También duele lo que se fue sin que lo notáramos. Lo que se perdió sin que alcanzáramos a despedirnos. Lo que falta no siempre tiene nombre propio y sin embargo tiene efectos: deja marca. Por eso, es común observar que en los días que tenemos un escenario ideal para “estar felices”, paradójicamente, la ausencia se vuelve más insoportable y visible.
Recuerdo el caso de un paciente que se graduó con honores en una carrera que le había demandado muchos años. Esperaba sentir alivio, orgullo, entusiasmo tal vez, pero en cambio al recibirse sintió un gran vacío que no supo cómo nombrar. Lo trajo al análisis sintiéndose confundido, casi culpable por no poder “estar feliz”. Lo que pudimos pensar juntos fue que ese final —como todo final— implicó también un duelo. Él dejaba atrás no solo una etapa, sino una versión de sí mismo, esa identidad que habitó durante sus años de estudiante se iba junto con los vínculos cotidianos, el ritmo de estudio, la vida universitaria.
Pero había algo más. Durante mucho tiempo se había imaginado ese momento con su novia, con quien compartió buena parte de ese recorrido, pero ya no estaban juntos desde hacía más de un año. Y a pesar de que la decisión de terminar esa relación fue de él, la ausencia dolía. “Yo elegí que se terminara”, decía. Pero lo que dolía no era la falta de esa persona, sino la escena que había proyectado en su mente una y mil veces. Ese momento idealizado del logro compartido no coincidía con el momento real. El logro, paradójicamente, lo enfrentaba con lo que ya no iba a ocurrir, la pérdida de una ilusión.
Algo similar ocurrió con una pareja en el momento en que empezó a organizar su casamiento. Lo que parecía un evento feliz y esperado, poco a poco, dejaba ver lo que venía acumulado de hacía un tiempo atrás. Entonces aparecieron nuevas discusiones: las mesas, los invitados, los lugares asignados.

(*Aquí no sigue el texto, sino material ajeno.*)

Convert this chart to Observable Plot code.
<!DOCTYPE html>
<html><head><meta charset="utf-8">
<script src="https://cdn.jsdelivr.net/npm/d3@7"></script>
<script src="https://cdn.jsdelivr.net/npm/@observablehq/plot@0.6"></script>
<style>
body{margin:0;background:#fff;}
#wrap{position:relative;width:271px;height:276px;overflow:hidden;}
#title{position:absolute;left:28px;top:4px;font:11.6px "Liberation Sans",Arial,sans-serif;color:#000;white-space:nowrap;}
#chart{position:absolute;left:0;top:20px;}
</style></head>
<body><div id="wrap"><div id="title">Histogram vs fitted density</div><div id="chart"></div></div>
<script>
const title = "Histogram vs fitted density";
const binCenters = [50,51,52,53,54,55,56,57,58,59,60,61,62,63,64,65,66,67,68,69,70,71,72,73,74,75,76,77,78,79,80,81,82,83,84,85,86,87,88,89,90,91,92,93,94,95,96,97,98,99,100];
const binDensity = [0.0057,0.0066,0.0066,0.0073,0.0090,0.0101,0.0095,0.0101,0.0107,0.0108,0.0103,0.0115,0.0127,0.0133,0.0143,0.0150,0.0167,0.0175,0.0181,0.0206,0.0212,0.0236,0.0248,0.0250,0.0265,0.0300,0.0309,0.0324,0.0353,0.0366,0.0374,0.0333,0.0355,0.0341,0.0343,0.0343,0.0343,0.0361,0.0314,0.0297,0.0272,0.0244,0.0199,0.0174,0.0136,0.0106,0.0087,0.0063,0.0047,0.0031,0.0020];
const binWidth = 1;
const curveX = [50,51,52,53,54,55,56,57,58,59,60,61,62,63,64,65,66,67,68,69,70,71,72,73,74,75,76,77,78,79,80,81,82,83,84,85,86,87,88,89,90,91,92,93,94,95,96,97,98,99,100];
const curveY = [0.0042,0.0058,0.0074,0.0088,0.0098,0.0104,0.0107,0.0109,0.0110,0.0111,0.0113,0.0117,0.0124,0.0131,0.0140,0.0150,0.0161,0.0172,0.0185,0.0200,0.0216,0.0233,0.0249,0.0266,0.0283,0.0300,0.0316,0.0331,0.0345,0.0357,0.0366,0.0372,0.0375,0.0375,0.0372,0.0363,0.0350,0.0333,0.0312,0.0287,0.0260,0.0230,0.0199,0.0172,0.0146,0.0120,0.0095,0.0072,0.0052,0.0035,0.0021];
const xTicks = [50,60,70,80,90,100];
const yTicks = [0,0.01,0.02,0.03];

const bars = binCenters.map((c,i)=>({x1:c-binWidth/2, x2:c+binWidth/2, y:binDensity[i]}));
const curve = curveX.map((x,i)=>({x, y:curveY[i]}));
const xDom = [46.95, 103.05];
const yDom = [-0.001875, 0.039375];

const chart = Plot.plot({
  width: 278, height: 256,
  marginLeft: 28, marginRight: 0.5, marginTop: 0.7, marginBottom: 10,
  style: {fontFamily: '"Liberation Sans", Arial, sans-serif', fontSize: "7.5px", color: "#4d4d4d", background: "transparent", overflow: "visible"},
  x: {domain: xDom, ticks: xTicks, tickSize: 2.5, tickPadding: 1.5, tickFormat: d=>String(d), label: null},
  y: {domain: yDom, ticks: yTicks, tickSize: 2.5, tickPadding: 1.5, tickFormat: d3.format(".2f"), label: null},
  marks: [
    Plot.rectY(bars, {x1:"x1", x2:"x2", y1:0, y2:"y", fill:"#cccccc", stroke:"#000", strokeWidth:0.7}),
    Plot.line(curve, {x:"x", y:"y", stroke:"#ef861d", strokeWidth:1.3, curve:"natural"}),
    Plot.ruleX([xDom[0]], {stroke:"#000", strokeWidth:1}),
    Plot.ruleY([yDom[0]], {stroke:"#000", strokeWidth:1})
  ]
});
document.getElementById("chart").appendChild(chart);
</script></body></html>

El “día más feliz” de sus vidas se convirtió en un nuevo escenario de enojos guardados, vínculos que estaban rotos y no habían nombrado, expectativas no dichas. No fue el evento en sí lo que generó angustia, sino la escena idealizada que no dejaba lugar para lo real: la pareja llegó a consulta sin entender cómo algo tan deseado por ellos se había vuelto tan difícil de habitar.
Las fechas que suponen celebración muchas veces funcionan como umbrales y, como todo umbral, implican un antes y un después. Y eso ocurre a pesar de que sean eventos deseados desde hace mucho tiempo, como puede ser una mudanza, un casamiento o tener un hijo. La pérdida aparece siempre porque hay algo que dejar atrás para atravesar ese umbral.

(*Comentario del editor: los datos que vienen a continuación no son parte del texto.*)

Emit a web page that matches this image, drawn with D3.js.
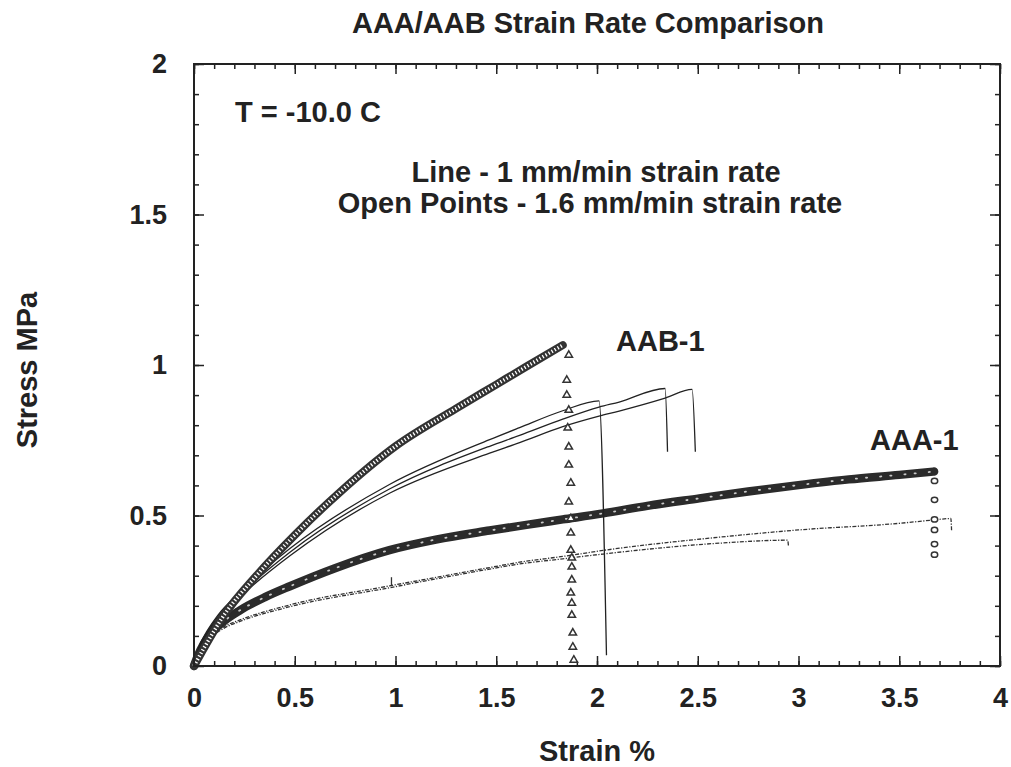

En esa tensión entre lo que se alcanza y lo que se pierde aparece algo que el discurso de la felicidad suele omitir: que la alegría y la angustia no son excluyentes. Sentirnos felices no puede protegernos del vacío, ni estar tristes anula todo lo logrado. No hay una lógica binaria que ordene nuestras emociones, podemos estar felices y tristes al mismo tiempo.

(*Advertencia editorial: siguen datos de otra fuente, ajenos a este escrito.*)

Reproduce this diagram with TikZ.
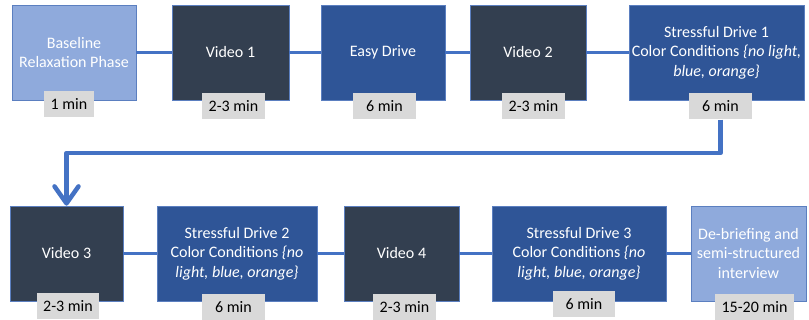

Pero son siglos de enseñanzas que nos confunden: nos dijeron que estar bien es estar completos y que la felicidad no admite fisuras. Por eso, cuando algo duele en medio del festejo lo solemos vivir como un error, aunque no lo sea.
Freud decía que recordar es el mejor modo de olvidar, y tal vez por eso, en el instante mismo de la celebración, algo del pasado también vuelve. No solo el recuerdo de quien no está, sino también de lo que fuimos antes de llegar ahí.
No siempre duele lo que perdimos, a veces duele más la exigencia de estar bien: un ideal que no deja lugar para lo real. Por eso es recomendable estar atento al mandato de la felicidad que nos empuja a creer que se accede a ella de manera total, sin sombras. Quizás haya que dejar de perseguir esa felicidad impermeable y empezar a habitar su ambigüedad. Aceptar que la tristeza no interrumpe la alegría: la vuelve más real. Porque no siempre la ausencia arruina la fiesta. A veces, es lo que la hace verdaderamente humana.